В рассказе Гоголя перипетии современных (во всяком случае, исторически опознаваемых) героев прямо вытекают из первоначального архи-греха, архи-преступления – убийства невинного младенца – совершенного «в начале времен» предком нынешнего грешника и преступника (отец Катерины), но забытого всеми в течение веков – поэтому «месть» столь неожиданна и страшна! В романе Белого все перипетии современных персонажей непосредственно вытекают из преступлений, совершенных главным грешником прямо на страницах романа (инцест и пытка), и все их прекрасно помнят, но – неожиданным образом – оказывается, что никакого возмездия-искупления здесь, в этой жизни вовсе нет и не полагается.
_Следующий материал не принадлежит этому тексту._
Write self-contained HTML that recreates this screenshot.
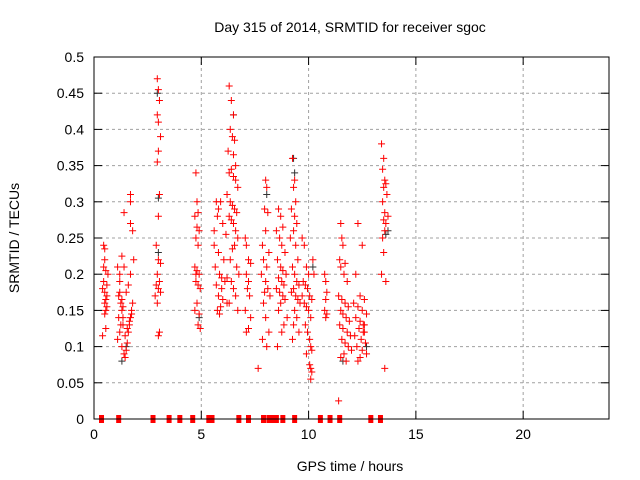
<!DOCTYPE html>
<html><head><meta charset="utf-8"><style>
html,body{margin:0;padding:0;background:#fff}
svg{display:block;font-family:"Liberation Sans",sans-serif}
</style></head><body>
<svg id="chart" width="640" height="480">
<text x="350" y="32" font-size="14" text-anchor="middle">Day 315 of 2014, SRMTID for receiver sgoc</text>
<text x="350" y="471" font-size="14" text-anchor="middle">GPS time / hours</text>
<text x="19" y="238" font-size="14" text-anchor="middle" transform="rotate(-90 19 238)">SRMTID / TECUs</text>
<g id="grid"></g>
<g id="axes"></g>
<g id="black"></g>
<g id="red"></g>
<rect x="94" y="57" width="515" height="362" fill="none" stroke="#000" stroke-width="1"/>
</svg>
<script>
const xTicks=[0,5,10,15,20];
const yTicks=[0,0.05,0.1,0.15,0.2,0.25,0.3,0.35,0.4,0.45,0.5];
const yTickLabels=["0","0.05","0.1","0.15","0.2","0.25","0.3","0.35","0.4","0.45","0.5"];
const redHours=[0.45,0.5,0.5,0.45,0.55,0.4,0.5,0.6,0.55,0.5,0.6,0.55,0.4,0.55,0.45,0.6,0.5,0.65,
1.1,1.2,1.15,1.25,1.3,1.35,1.2,1.1,1.3,1.4,1.45,1.5,1.55,1.6,1.65,1.7,1.75,1.8,1.5,1.6,1.7,1.4,1.3,1.2,1.15,1.25,1.35,1.45,1.55,1.65,1.75,1.85,1.2,1.3,1.7,1.7,1.4,1.7,1.8,1.35,
2.95,3.0,3.05,2.95,3.0,3.1,3.0,2.95,3.05,3.0,2.9,3.0,3.1,2.95,3.05,2.9,3.0,3.1,2.85,2.95,3.05,3.0,
4.75,4.8,4.85,4.7,4.8,4.9,4.75,4.85,4.7,4.8,4.9,4.75,4.85,4.95,4.8,4.7,4.9,4.85,4.95,4.75,
5.6,5.7,5.8,5.75,5.9,6.0,5.65,5.85,5.95,6.1,5.7,5.8,6.0,6.2,5.9,5.75,5.85,6.05,5.6,6.15,5.95,5.8,
6.3,6.4,6.5,6.35,6.45,6.55,6.25,6.5,6.6,6.4,6.3,6.5,6.6,6.7,6.2,6.35,6.45,6.55,6.65,6.3,6.4,6.5,6.6,6.7,6.55,6.45,6.35,6.65,6.75,6.2,6.4,6.5,6.6,6.3,6.7,
7.05,7.1,7.2,7.3,7.1,7.2,7.15,7.25,7.05,7.3,7.2,7.1,
8.0,8.05,7.95,8.1,8.0,7.85,8.15,7.9,8.05,7.8,8.0,8.1,7.95,8.2,7.9,8.0,8.15,7.85,8.05,7.65,
8.6,8.7,8.8,8.5,8.65,8.75,8.9,8.55,8.7,8.8,8.95,8.6,8.75,8.85,8.5,8.65,8.8,8.9,8.7,8.6,9.0,8.85,8.75,8.55,
9.25,9.35,9.3,9.4,9.2,9.35,9.45,9.3,9.15,9.4,9.5,9.25,9.35,9.45,9.55,9.3,9.2,9.4,9.5,9.6,9.35,9.45,9.3,9.55,9.25,
9.7,9.8,9.9,10.0,9.75,9.85,9.95,10.05,10.15,9.8,9.9,10.0,10.1,9.85,9.95,10.05,10.1,10.15,10.05,10.1,10.15,10.1,9.7,10.2,10.25,9.9,
10.75,10.8,10.85,10.8,10.75,10.85,10.8,
11.5,11.55,11.6,11.45,11.7,11.5,11.65,11.8,11.4,11.55,11.7,11.85,11.5,11.6,11.75,11.9,11.45,11.6,11.8,11.95,11.55,11.7,11.85,11.65,11.5,11.75,11.4,12.0,
12.3,12.5,12.2,12.4,12.6,12.1,12.3,12.5,12.7,12.2,12.4,12.6,12.35,12.55,12.15,12.45,12.65,12.25,12.5,12.7,12.4,12.3,12.6,12.55,
13.4,13.5,13.45,13.55,13.6,13.5,13.65,13.45,13.55,13.7,13.5,13.6,13.55,13.45,13.5,13.4,13.6,13.55];
const redValues=[.24,.235,.22,.21,.205,.18,.175,.17,.165,.16,.155,.15,.115,.125,.19,.185,.145,.2,
.21,.2,.17,.16,.15,.13,.12,.11,.1,.09,.085,.095,.105,.12,.13,.14,.15,.16,.175,.185,.2,.21,.225,.19,.14,.13,.14,.115,.125,.135,.145,.22,.175,.165,.31,.3,.285,.27,.26,.155,
.47,.455,.44,.42,.41,.39,.37,.355,.31,.28,.24,.22,.215,.2,.19,.185,.18,.175,.17,.16,.12,.115,
.34,.3,.285,.28,.265,.26,.25,.24,.21,.205,.2,.19,.185,.18,.16,.15,.145,.13,.125,.2,
.26,.3,.29,.28,.3,.27,.21,.2,.195,.19,.185,.17,.165,.16,.155,.15,.145,.22,.24,.255,.18,.23,
.46,.44,.42,.4,.39,.385,.37,.365,.35,.345,.34,.335,.33,.32,.31,.3,.295,.29,.285,.28,.275,.27,.26,.25,.24,.235,.22,.21,.2,.195,.19,.18,.17,.16,.15,
.25,.24,.22,.215,.2,.19,.18,.17,.15,.14,.125,.12,
.33,.32,.29,.285,.26,.24,.23,.22,.21,.2,.19,.18,.175,.17,.16,.14,.12,.11,.1,.07,
.29,.28,.265,.26,.25,.24,.23,.22,.21,.205,.2,.195,.19,.185,.18,.175,.17,.165,.16,.15,.14,.13,.12,.1,
.36,.33,.32,.3,.29,.28,.27,.26,.25,.24,.22,.21,.2,.19,.185,.18,.175,.17,.165,.16,.15,.14,.13,.12,.11,
.25,.24,.21,.2,.19,.185,.18,.17,.165,.16,.155,.15,.14,.13,.12,.11,.1,.095,.075,.07,.065,.055,.17,.22,.2,.09,
.2,.19,.175,.165,.15,.145,.14,
.27,.25,.24,.22,.215,.21,.2,.19,.17,.165,.16,.155,.15,.145,.14,.135,.13,.125,.12,.115,.11,.105,.1,.09,.085,.08,.025,.095,
.27,.24,.2,.17,.165,.16,.155,.15,.145,.14,.135,.13,.125,.12,.115,.11,.105,.1,.095,.09,.085,.08,.12,.13,
.38,.36,.345,.33,.325,.32,.31,.3,.285,.28,.275,.27,.26,.25,.23,.2,.19,.07];
const blackHours=[1.3,1.5,2.95,3.0,3.0,6.5,8.05,9.3,9.35,10.2,11.6,12.7,13.6,13.7,4.9];
const blackValues=[.08,.1,.45,.305,.23,.42,.31,.36,.34,.21,.08,.1,.255,.26,.14];
const zeroHours=[0.35,1.15,2.75,3.5,4.0,4.6,5.35,5.5,6.75,7.2,7.9,8.15,8.35,8.5,8.8,9.35,10.55,11.0,11.45,12.9,13.35];

const NS="http://www.w3.org/2000/svg";
const X0=94,X1=609,Y0=419,Y1=57;
function xs(h){return X0+h*(X1-X0)/24;}
function ys(v){return Y0-v*(Y0-Y1)/0.5;}
function mk(tag,attrs,parent){const e=document.createElementNS(NS,tag);for(const k in attrs)e.setAttribute(k,attrs[k]);parent.appendChild(e);return e;}
const grid=document.getElementById('grid'),axes=document.getElementById('axes');
yTicks.forEach((t,i)=>{
  const y=ys(t);
  if(i>0&&i<yTicks.length-1){const l=mk('line',{x1:X0,x2:X1,y1:y,y2:y,stroke:'#a0a0a0','stroke-dasharray':'3,3'},grid);
  
  }
  mk('line',{x1:X0,x2:X0+8,y1:y,y2:y,stroke:'#000'},axes);
  mk('line',{x1:X1,x2:X1-8,y1:y,y2:y,stroke:'#000'},axes);
  const tx=mk('text',{x:X0-10,y:y+5,'font-size':14,'text-anchor':'end'},axes);
  tx.textContent=yTickLabels[i];
  
  
});
xTicks.forEach(t=>{
  const x=xs(t);
  if(t>0){const l=mk('line',{x1:x,x2:x,y1:Y0,y2:Y1,stroke:'#a0a0a0','stroke-dasharray':'3,3'},grid);
  
  }
  mk('line',{x1:x,x2:x,y1:Y0,y2:Y0-8,stroke:'#000'},axes);
  mk('line',{x1:x,x2:x,y1:Y1,y2:Y1+8,stroke:'#000'},axes);
  const tx=mk('text',{x:x,y:Y0+20,'font-size':14,'text-anchor':'middle'},axes);
  tx.textContent=String(t);
  
  
});
function plus(g,x,y,c){
  const p=mk('path',{d:`M${x-3.5},${y}h7M${x},${y-3.5}v7`,stroke:c,'stroke-width':1,fill:'none'},g);
  return p;
}
const bg=document.getElementById('black'),rg=document.getElementById('red');
blackHours.forEach((h,i)=>{
  const p=plus(bg,xs(h),ys(blackValues[i]),'#333');
  
  
});
redHours.forEach((h,i)=>{
  const p=plus(rg,xs(h),ys(redValues[i]),'#f00');
  
  
});
zeroHours.forEach(h=>{
  const r=mk('rect',{x:xs(h)-2.5,y:Y0-4,width:5,height:8,fill:'#f00'},rg);
  
  
});
</script>
</body></html>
Поскольку роман «Москва» принципиально автором не закончен, и никакого окончательного «суда» над персонажами – жертвами и убийцами, вечно несчастными и знающими последний подлинный приговор – не выносится, думается, что что-то можно извлечь из хронотопической и персонологической структуры, текстовой подачи и экономии, раскрывающейся перед читателем.

В «Петербурге» мы присутствовали в трех больших и значимых хронотопах: в хронотопе «Власти», в хронотопе «Города» («Петербурга») и в хронотопе «Революции». В романе «Москва» читатель погружается в гораздо большее количество хронотопов, да и сами они гораздо более живописны, отграничены, ярки, иногда, – смешны и нелепы, иногда, – страшны и страховидны. Здесь и различные «урочища» Москвы, ее роскошные, богатые и владетельные дома и дворцы, ее проходные и колодцеобразные дворы, улочки и многочисленные переулки и тупики, ее хибарки и нищенские приюты. Кроме того, мы проходим через многочисленные упоминания о важных и значительных местах в Западной Европе – в Берлине, Париже, Женеве. Значительную роль играют в романе существенные хронотопы Российской империи – линия фронта, Ставка, а также места черты еврейской оседлости. Наконец, упоминается и важное для Белого место, о котором он постоянно размышляет в предыдущие периоды своей жизни – Япония.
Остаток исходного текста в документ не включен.